L'intervention de l'ancien premier ministre Daniel Johnson, qui a démoli avec aplomb le projet à la gare de triage d'Outremont, a été l'élément fort de ces audiences, finissant de clouer le cercueil du projet piloté par le recteur Lacroix.

«L'intervention de M. Johnson a joué un rôle important. Il est venu conforter les tenants de Saint-Luc et surtout, déstabiliser les raisons de construire à Outremont», analyse M. Gauthier.

Cette commission a aussi profité au ministre de la Santé qui a gagné quelques galons de plus. Par leurs interventions, les députés libéraux qui siégeaient ont tous semblé se ranger derrière le ministre qui, à la fin des travaux, a indiqué que certains doutes subsistaient concernant la sécurité et les coûts à Outremont. Quelques jours plus tard, le premier ministre a lui-même sonné le glas du projet à la gare de triage, laissant pressentir l'annonce d'aujourd'hui.

«On va prendre une décision basée sur notre capacité de payer, les besoins du Québec et la fierté d'être les premiers en terme de recherche médicale», avait-il soutenu.

Les études

> Plus de 64 millions de dollars ont été dépensés au cours des quatre dernières années pour des études sur le CHUM.

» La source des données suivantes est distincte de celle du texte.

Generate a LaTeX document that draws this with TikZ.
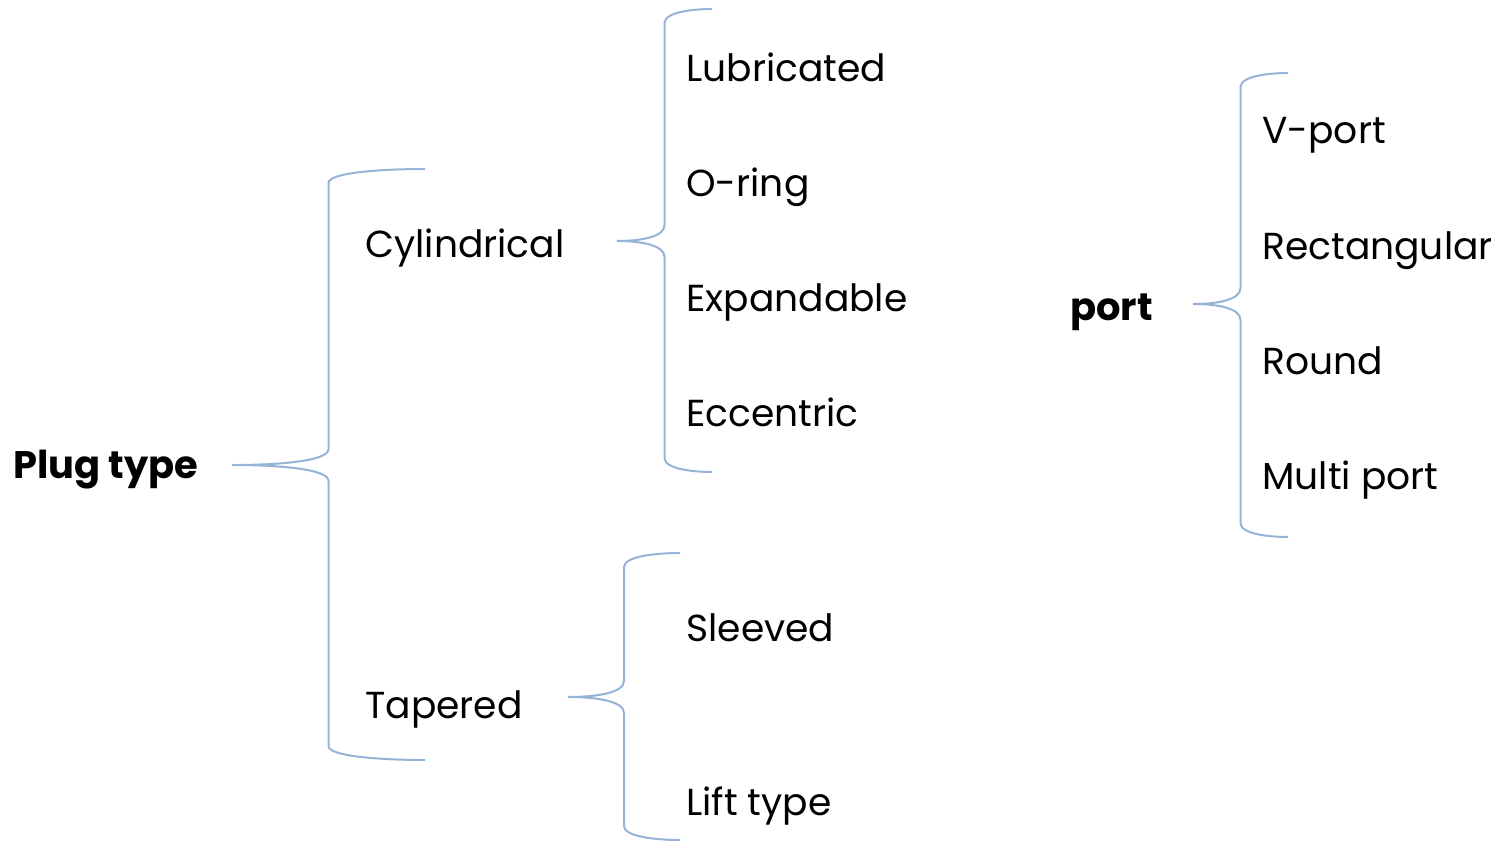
\documentclass[tikz,border=0pt]{standalone}
\usepackage{fontspec}
\setmainfont{Poppins}
\usepackage{tikz}
\usetikzlibrary{calc, positioning}

\definecolor{bracecol}{HTML}{95B3D7}

% curly bracket: tip, upper end, lower end
\newcommand{\curly}[3]{%
  \draw[brace] let \p1=(#1), \p2=(#2), \p3=(#3), \n1={0.5*(\x1+\x2)} in
    (\p2) .. controls ({\n1+0.6*(\x2-\n1)},\y2) and (\n1,\y2-1.5pt) .. (\n1,\y2-7pt)
    -- (\n1,\y1+8pt) .. controls (\n1,\y1+2pt) and ({\x1+0.5*(\n1-\x1)},\y1) .. (\p1)
    .. controls ({\x1+0.5*(\n1-\x1)},\y1) and (\n1,\y1-2pt) .. (\n1,\y1-8pt)
    -- (\n1,\y3+7pt) .. controls (\n1,\y3+1.5pt) and ({\n1+0.6*(\x3-\n1)},\y3) .. (\p3);
}

\begin{document}
\begin{tikzpicture}[x=0.5pt, y=-0.5pt,
    every node/.style={font=\fontsize{18.8}{22}\selectfont, inner sep=0pt, anchor=base west},
    head/.style={font=\fontsize{19.2}{22}\selectfont\bfseries},
    item/.style={},
    brace/.style={draw=bracecol, line width=1pt}
]
    \useasboundingbox (0,0) rectangle (1494,842);

    \node (plug) [head] at (13,478) {Plug type};
    \node (cyl) [item] at (365,257) {Cylindrical};
    \node (tap) [item] at (365,718) {Tapered};

    \node (lub) [item] at (686,81) {Lubricated};
    \node (oring) [item] at (686,196) {O-ring};
    \node (exp) [item] at (686,311) {Expandable};
    \node (ecc) [item] at (686,426) {Eccentric};

    \node (sleeve) [item] at (686,641) {Sleeved};
    \node (lift) [item] at (686,815) {Lift type};

    \node (port) [head] at (1070,320) {port};
    \node (vport) [item] at (1262,143) {V-port};
    \node (rect) [item] at (1262,259) {Rectangular};
    \node (round) [item] at (1262,374) {Round};
    \node (multi) [item] at (1262,489) {Multi port};

    \coordinate (plugtip) at (232,465);
    \coordinate (plugtop) at (425,169);
    \coordinate (plugbot) at (425,760);
    \coordinate (cyltip) at (617,241);
    \coordinate (cyltop) at (712,9);
    \coordinate (cylbot) at (712,472);
    \coordinate (taptip) at (568,697);
    \coordinate (taptop) at (680,553);
    \coordinate (tapbot) at (680,840);
    \coordinate (porttip) at (1193,304);
    \coordinate (porttop) at (1288,73);
    \coordinate (portbot) at (1288,537);

    \curly{plugtip}{plugtop}{plugbot}
    \curly{cyltip}{cyltop}{cylbot}
    \curly{taptip}{taptop}{tapbot}
    \curly{porttip}{porttop}{portbot}
\end{tikzpicture}
\end{document}
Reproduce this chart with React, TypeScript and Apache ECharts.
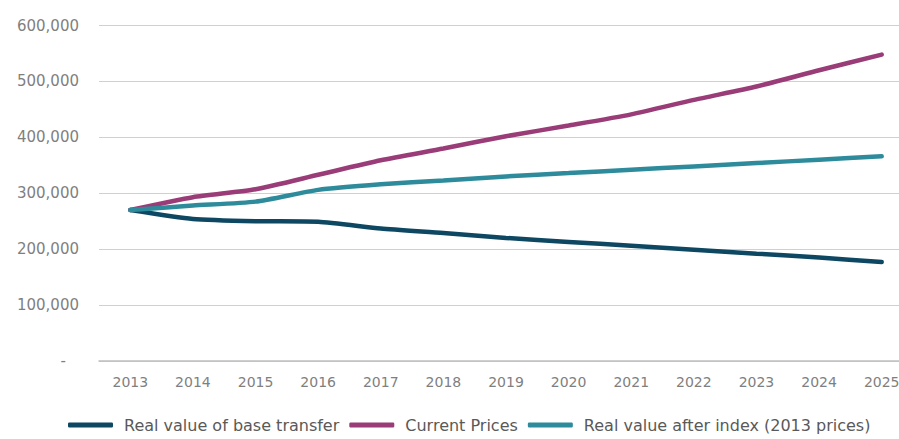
import React, { useEffect, useRef } from "react";
import * as echarts from "echarts";

const years = ["2013", "2014", "2015", "2016", "2017", "2018", "2019", "2020", "2021", "2022", "2023", "2024", "2025"];
const baseTransfer = [270000, 254000, 250000, 249000, 237000, 229000, 220000, 213000, 206000, 199000, 192000, 185000, 177000];
const currentPrices = [270000, 293000, 307000, 333000, 359000, 380000, 402000, 421000, 441000, 467000, 491000, 520000, 548000];
const afterIndex = [270000, 278000, 285000, 306000, 316000, 323000, 330000, 336000, 342000, 348000, 354000, 360000, 366000];
const seriesNames = ["Real value of base transfer", "Current Prices", "Real value after index (2013 prices)"];
const colors = ["#0d4762", "#993c77", "#2d8b9b"];

const FONT = "'DejaVu Sans', 'Noto Sans', sans-serif";

export default function App() {
  const ref = useRef<HTMLDivElement>(null);
  useEffect(() => {
    if (!ref.current) return;
    const chart = echarts.init(ref.current, null, { renderer: "svg" });
    const mk = (name: string, data: number[], color: string) => ({
      name,
      type: "line",
      data,
      smooth: 0.2,
      symbol: "none",
      lineStyle: { width: 4.5, color, cap: "round" },
      itemStyle: { color },
    });
    chart.setOption({
      animation: false,
      color: colors,
      grid: { left: 99, right: 0, top: 25.5, height: 335.5, containLabel: false },
      xAxis: {
        type: "category",
        data: years,
        boundaryGap: true,
        axisTick: { show: false },
        axisLine: { lineStyle: { color: "#bfbfbf", width: 1.5 } },
        axisLabel: { color: "#7f7f7f", fontSize: 14, fontFamily: FONT, margin: 14 },
      },
      yAxis: {
        type: "value",
        min: 0,
        max: 600000,
        interval: 100000,
        axisLine: { show: false },
        axisTick: { show: false },
        splitLine: { lineStyle: { color: "#d0d0d0", width: 1 } },
        axisLabel: {
          color: "#7f7f7f",
          fontSize: 15,
          fontFamily: FONT,
          margin: 20,
          formatter: (v: number) => (v === 0 ? "{z|-}" : v.toLocaleString("en-US")),
          rich: { z: { color: "#7f7f7f", fontSize: 15, fontFamily: FONT, padding: [0, 13, 0, 0] } },
        },
      },
      legend: {
        left: 63,
        bottom: 1,
        icon: "roundRect",
        itemWidth: 45,
        itemHeight: 5,
        itemGap: 10,
        textStyle: { color: "#595959", fontSize: 16, fontFamily: FONT, padding: [0, 0, 0, 6] },
        data: seriesNames,
      },
      series: [
        mk(seriesNames[0], baseTransfer, colors[0]),
        mk(seriesNames[1], currentPrices, colors[1]),
        mk(seriesNames[2], afterIndex, colors[2]),
      ],
    });
    return () => chart.dispose();
  }, []);
  return (
    <div style={{ position: "absolute", left: 0, top: 0, width: 899, height: 439, overflow: "hidden" }}>
      <div ref={ref} style={{ width: 913, height: 439 }} />
    </div>
  );
}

> Pas moins de 53 études ont été rendues publiques en février dernier, reflétant les travaux menés depuis 2003 afin dévaluer les risques, les coûts et la sécurité associés aux différents emplacements envisagés pour la construction du CHUM.

> En un an, le gouvernement a commandé quatre rapports : celui de la commission Mulroney-Jonhson, lavis de Daniel Johnson et le rapport du comité interministériel penchaient en faveur du 1000, Saint-Denis tandis que le rapport de Guy Saint-Pierre et Armand Couture favorisait Outremont.